We have a hard time solving the flexible work issue because people are idiots

I read this article on how Gen Z is going to save work over the weekend. Initially I was going to post something about how we need to stop ascribing every “Work shall be saved!” thing to Gen Z and the millennials, because they still broadly have no money, and you need money to change stuff, often. I backed off that stance and I want to discuss something else.

We’ve been talking about this whole remote work / flexible work / work from home / distributed work stuff for years. It always comes up in these bullshit business journalism articles, although it should come up in those articles. Giving people a chance to live their life, as opposed to simply being a slave to KPIs, seems like a pretty noble goal. We’ve ascribed the whole idea of “Work Freedom” as a decidely millennial thing, which is comical to me. Have you ever worked for a Boomer? Half the time on Fridays, they either don’t show up or work until 11am — and after that, they’re basically unreachable until Monday at 10am. This cycle also happens on random Wednesdays, Thursdays, and the like. In fact, right before I got shit-canned at a job a few years ago, I hadn’t seen or heard from my boss in six full days. He was Gen X tho.
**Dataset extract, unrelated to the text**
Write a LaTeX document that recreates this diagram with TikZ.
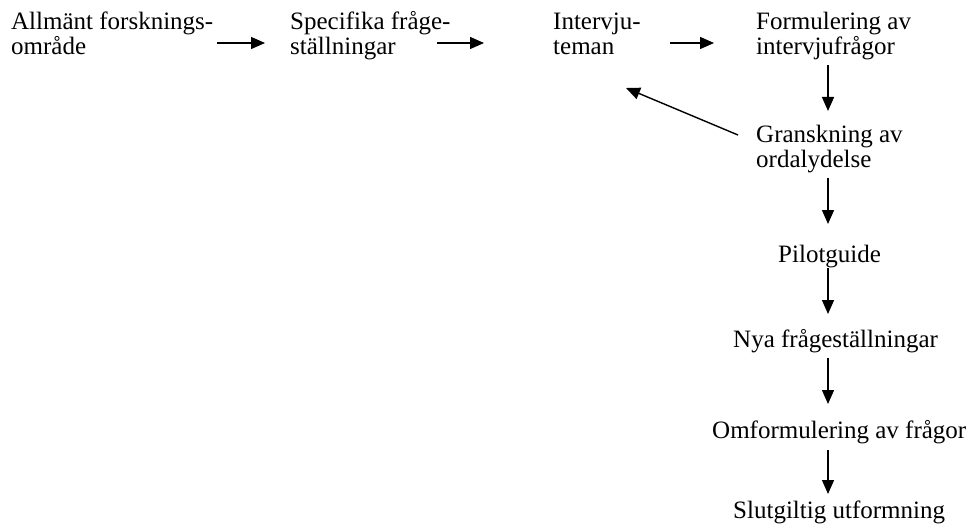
\documentclass[tikz,border=0pt]{standalone}
\usepackage{fontspec}
\setmainfont{Liberation Serif}
\usetikzlibrary{arrows.meta}
\newcommand{\twolines}[2]{\vtop{\baselineskip=24.5pt\lineskiplimit=-100pt\hbox{#1}\hbox{#2}}}
\begin{document}
\begin{tikzpicture}[x=1pt,y=-1pt,
  lbl/.style={anchor=base west,inner sep=0pt,font=\fontsize{25}{24.5}\selectfont},
  arr/.style={line width=1.4pt,-{Triangle[length=14pt,width=12pt]}}]
\useasboundingbox (0,0) rectangle (967,532);
% nodes
\node[lbl] (allm) at (11,30) {\twolines{Allmänt forsknings-}{område}};
\node[lbl] (spec) at (290,30) {\twolines{Specifika fråge-}{ställningar}};
\node[lbl] (intv) at (553,30) {\twolines{Intervju-}{teman}};
\node[lbl] (form) at (756,30) {\twolines{Formulering av}{intervjufrågor}};
\node[lbl] (gran) at (756,143) {\twolines{Granskning av}{ordalydelse}};
\node[lbl] (pilo) at (778,262) {Pilotguide};
\node[lbl] (nya)  at (733,347) {Nya frågeställningar};
\node[lbl] (omfo) at (712,438) {Omformulering av frågor};
\node[lbl] (slut) at (733,518) {Slutgiltig utformning};
% connector end points
\coordinate (a1s) at (217,43);  \coordinate (a1e) at (265,43);
\coordinate (a2s) at (437,43);  \coordinate (a2e) at (484,43);
\coordinate (a3s) at (670,43);  \coordinate (a3e) at (714,43);
\coordinate (a4s) at (828,65);  \coordinate (a4e) at (828,111);
\coordinate (a5s) at (738,135); \coordinate (a5e) at (626,88);
\coordinate (a6s) at (828,178); \coordinate (a6e) at (828,224);
\coordinate (a7s) at (828,268); \coordinate (a7e) at (828,314);
\coordinate (a8s) at (828,358); \coordinate (a8e) at (828,404);
\coordinate (a9s) at (828,450); \coordinate (a9e) at (828,494);
\draw[arr] (a1s) -- (a1e);
\draw[arr] (a2s) -- (a2e);
\draw[arr] (a3s) -- (a3e);
\draw[arr] (a4s) -- (a4e);
\draw[arr] (a5s) -- (a5e);
\draw[arr] (a6s) -- (a6e);
\draw[arr] (a7s) -- (a7e);
\draw[arr] (a8s) -- (a8e);
\draw[arr] (a9s) -- (a9e);
\end{tikzpicture}
\end{document}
OK, so that New York Times article I linked above has a lot of good points in it. Read it. There’s a VP of talent for Salesforce who bites hard on the “Millennials want to be free!” narrative, saying that generation will rewrite the codes of work. Awesome! But then there’s also this elephant in the room…

Hi, elephant

That would be this paragraph:

“When younger workers talk about balance, what they are saying is, ‘I will work hard for you, but I also need a life,’” said Cali Williams Yost, the chief executive and founder of Flex Strategy Group, which helps organizations build flexible work cultures. “Unfortunately, what leaders hear is, ‘I want to work less.’”

That’s the essence of the problem. To most guys still running point at places, when you say “I want flexibility,” they think “He/she wants to work less.” We have been dealing with this issue around new mothers for three generations. Now we’re kinda dealing with it for both genders.

When someone who controls profit/loss hears “flexibility,” their brain works like this — >

  • “He/she wants to work less.”
  • “Cool, I will now attempt to pay them less.”
  • “Maybe I can also get them off our insurance.”

Now, not everyone thinks this way. There are some good managers with big hearts in the world. But if your job is to drive productivity up and keep costs down and you take that job very seriously, the above bullets are how you think about “flexible work.” It doesn’t matter if you have employees with young kids or Alzheimer’s-riddled parents. What matters to many is that they look good to their superiors. To do that, you need to get the most for the least out of your people. Capitalism is a great system and the best thing we’ve ever created model-wise, but it’s a boar. It is an animal. You are trying to get most from least. Most managers do this, whether they do it strategically or not. (Most do not do it strategically.)

This is the core of the “flexibility” issue. We need to change the perception of “flexibility” meaning “less work.” Until we can do that, we can’t move the needle here.

So can we do that?

Yes and no.

Yes in the sense that we have tons of research about remote productivity, and tons of corresponding research about how concepts like “open office” are meaningless and less productive.

The problem is, guys that makes decisions at companies don’t really care about research unless it’s analyst research they paid for — and in reality, the actual sentence I meant to type was “Analyst research they underpaid for that says exactly what they already believed about their market.” Academic research is “Ivory Tower Bullshit” to executive guys.

So the path through probably isn’t research.

Instead, I would think it’s about humanizing the need for flexibility. Most decision-makers at a company have a mom, a dad, probably a wife, some kids, some in-laws, and other friends and family. They’ve likely seen hardship and the need to “be present.” They’ve also likely gone golfing on a Friday and done some deals out there. They have an ability to understand that work is not necessarily about the physical office, and that people have lives beyond those walls. So you need to speak to those stories with them, and I think that could be effective.

And because cost still matters a lot, especially if we hit a recession, just casually explain to people that more flexible can eventually mean less cost on real estate, which is a big savings. Dell did this and saved some big money.

Flexible work is similar to most work issues, in that…

… the core of the issue is psychological, but everyone wants to ascribe something else to it. This is the type of shit you will hear in offices about flexible and remote work:

  • “We need better HR policies!” (HR does nothing in most offices.)
  • “We need better communication tools!” (Slack is largely a place people put Beyonce GIFs.)
  • “It’s Industrial Age thinking!” (Right, that’s a psychology issue.)
  • “Our leaders are out of touch!” (Ditto)
  • “Entitled millennials want to watch Netflix all day!” (You think that’s not a psychology issue?)

We can’t solve this stuff until people pull their heads out of their asses. Flexible work arrangements do not mean “less work.” They mean “Find a space for your life and your work, and find the overlap, and manage the world you inhabit as best you can.” It also nods to mobile, Wi-Fi, and the inherent trust in people when you hired them that, you know, maybe here and there they would do the work you are paying them for.

This is more a self-awareness and psychology issue than anything else. Your take?